Thursday, August 6, 2020

February 1996…


When it was announced Charlie Daniels would be the commencement speaker at UNC-Wilmington…, some students opposed it, questioning the selection of a speaker who didn’t graduate from college. He wrote this 4 months before graduation:

I would like to clear up a few points about my addressing your class at commencement exercises, points which I feel have been distorted by a few overzealous, uninformed, pseudo-journalists.

My professional life is a matter of documented public record and easily obtainable. No need to discuss that.

Having been born in Wilmington, I consider it an honor to be asked to speak to you on one of the biggest days of your lives, and I accepted the honor with gratitude and humility.
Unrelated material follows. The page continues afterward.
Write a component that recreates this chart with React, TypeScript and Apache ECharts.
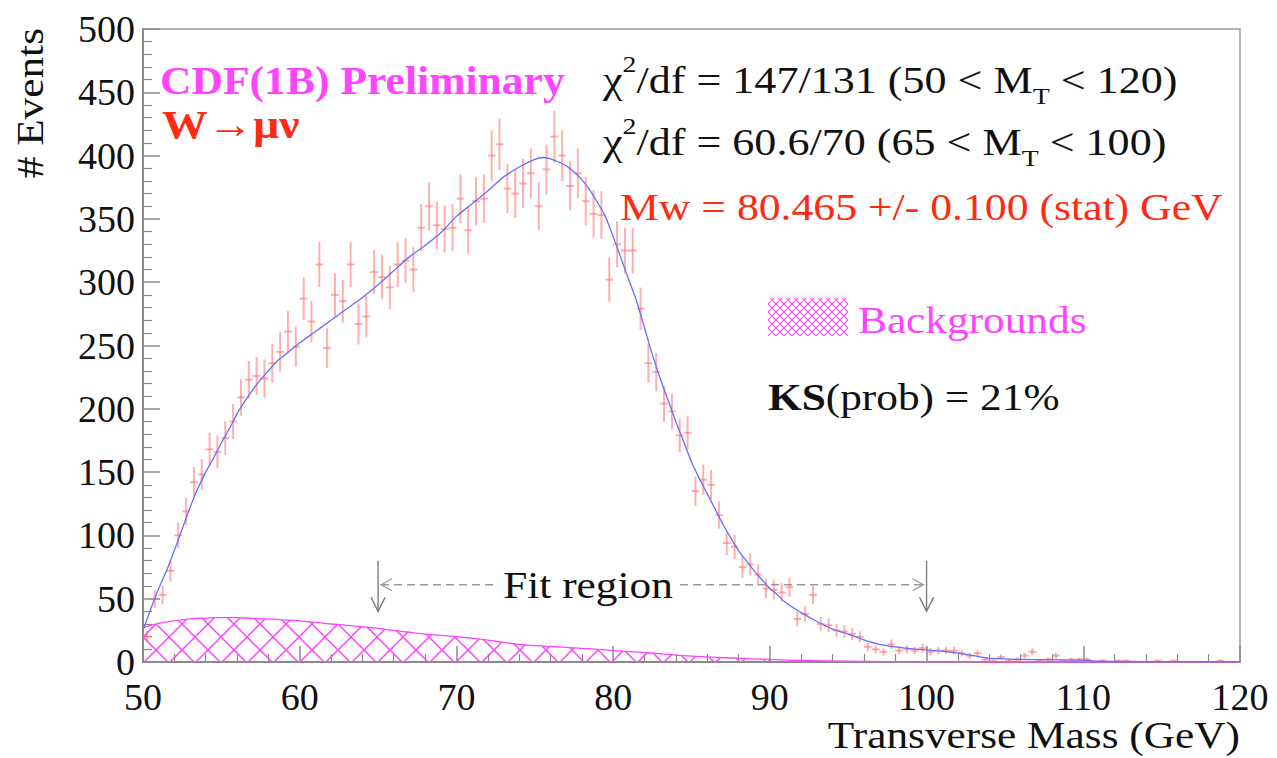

I cannot speak to you of lofty academic ideals nor scholarly pursuits because I have neither entree nor credential for that world.

The truth is I come to you from the street, from reality, the very same place you’re all headed if you plan to make a living in this ever-changing, difficult, show-me world, and when your college days are just a memory and your diploma hangs beneath dusty glass or some office wall, you will still have to deal with that world on its own terms every working day of your lives.

Let me tell you why I thought I was invited to speak to your graduating class. My career spans almost 40 years and you don’t go through 40 years of hard work and unrelenting competition without learning a few things.

My qualifications are humble but extensive and diverse. I’ve stood at the 38th Parallel and looked across into the hostile eyes of the North Korean border guards. I’ve been catapulted from the deck of an aircraft carrier in the middle of the Adriatic Sea and ridden across the frozen wastes of Greenland on an Eskimo dog sled. I’ve taken a hammer and chisel to the Berlin Wall and performed with symphony orchestras. I’ve had conversations with Presidents and walked the halls of Congress lobbying for legislation in which I believe. I’ve flown on the Concorde and acted in motion pictures.

I’ve seen the royal palaces of Europe and the hovels of Hong Kong.

I’ve seen the Mona Lisa and stared in awe at the timeless works of Vincent Van Gogh.

I’ve gathered cattle in the Big Bend country of Texas and met some of the wisest people I know at campfires in the middle of nowhere. I was privileged to have conversations with Alex Hailey and Louis L’Amour. I’ve appeared with The Rolling Stones, worked in the recording studio with Bob Dylan and two of the Beatles. I’ve been married to the same woman for over thirty years and raised a son who did, by the way, go to college. I’ve kept 20 people gainfully and steadily employed for over 20 years.

I am not a man of letters, I readily admit to that. But is being a man of letters the only thing which qualifies one to speak to a group of men and women who are about to enter the real world? My world.

My address will not be delivered in the beautiful strains of poetry of a Maya Angelou or with the technical expertise of a Tom Clancy, but I can tell you where some of the land mines are hidden, the shortest path to the top of the mountain and the quickest way down. Been there, done that.

          Charlie Daniels

When life gets tough we could get a helmet… or… we could leverage the peace and share the power of a positive perspective.